What’s Actually Happening

Spain is preparing to launch its most significant regularization process in twenty years. The framework, politically agreed in January 2026, will become law through a Royal Decree expected in April. Current government estimates suggest up to 500,000 people could regularize their immigration status through this extraordinary measure. This isn’t administrative housekeeping – it’s a structural shift designed to address labor market realities, reduce exploitation of undocumented workers, and bring informal employment into the formal economy. The policy acknowledges what’s already true on the ground: these individuals are already contributing to Spanish society, and formalizing that contribution benefits everyone involved.

The 15-Day Work Authorization: How It Changes Everything

The most significant procedural innovation is the separation of work authorization from final residence approval. Under standard immigration processes in Spain, applicants wait months – sometimes over a year – for their residence application to be fully approved before they can legally work. During this period, they exist in administrative limbo, unable to earn income legally despite having applied through proper channels. The new framework changes this fundamentally. Once an application is accepted for processing (approximately 15 days after submission), the applicant receives provisional work authorization. They don’t need to wait for the final residence decision to begin working legally. This removes the economic vulnerability that typically accompanies long administrative waits. It means the transition from irregular work to legal employment happens in weeks, not months.

Duration and Stability: The Family Consideration

Adult applicants approved through this process will receive an initial residence and work authorization valid for one year, renewable under standard conditions. The framework treats minors differently, and this matters for families. Children of approved applicants receive residence authorization valid for five years, not one. This isn’t a minor technical detail – it’s a meaningful difference in family stability. Parents face annual renewal cycles initially, but their children have five years of guaranteed legal status. This provides stability for school enrollment, healthcare access, and social integration without the pressure of constant administrative renewals.

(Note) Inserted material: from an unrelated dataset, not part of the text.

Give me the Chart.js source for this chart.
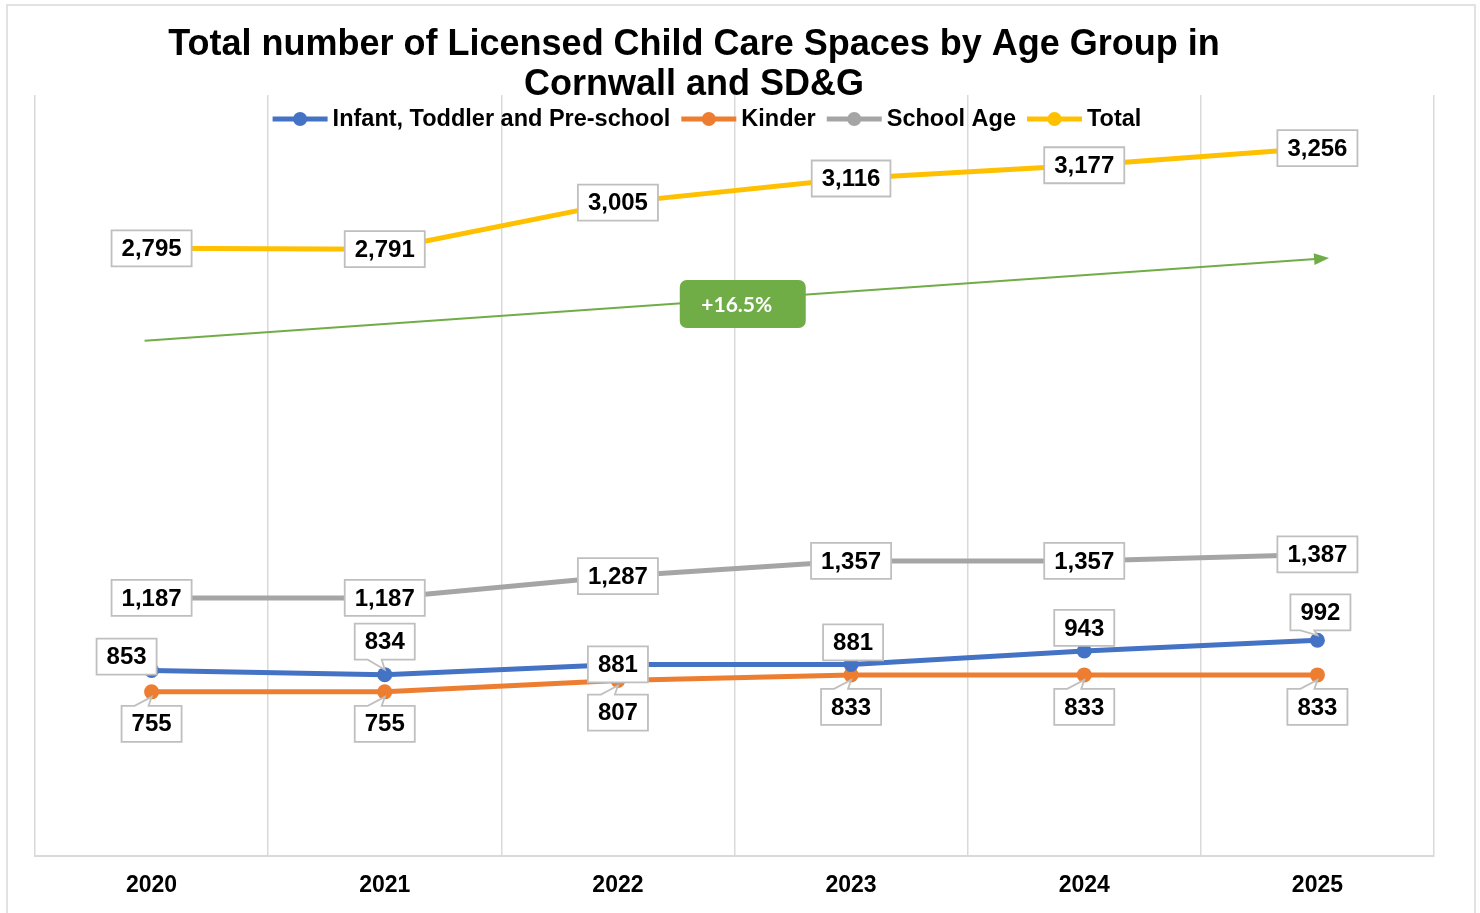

Who Qualifies: Understanding the Requirements

This is an extraordinary process with specific eligibility criteria. Based on the current draft (subject to confirmation in the final April decree), there are two main pathways. In both cases, a clean criminal record – both in Spain and in the country of origin – is mandatory.

General Pathway

  • Entry timing: Must have entered Spanish territory before December 31, 2025.
  • Presence requirement: Must demonstrate at least 5 months of continuous residence in Spain before applying.
  • Additional criteria (must meet at least one):
    • – Employment history in Spain or a valid job offer.
    • – Direct family ties (minor children enrolled in school, or parents in Spain).
    • – Vulnerability status.

The vulnerability provision is worth understanding clearly. In practice, this clause covers most people in irregular status. It effectively means the employment and family requirements become secondary for the majority of potential applicants – being in an irregular situation itself constitutes vulnerability.

Asylum Applicants Pathway

  • Must have filed asylum application before December 31, 2025.
  • Must maintain residence in Spain.

The 90-Day Window: Why Early Preparation Matters

Once the Royal Decree is published in April, the application window will close approximately 90 days later – estimated at June 30, 2026. Three months sounds reasonable until you consider what’s required. The primary bottleneck won’t be Spanish immigration authorities – it will be foreign consulates issuing criminal background certificates.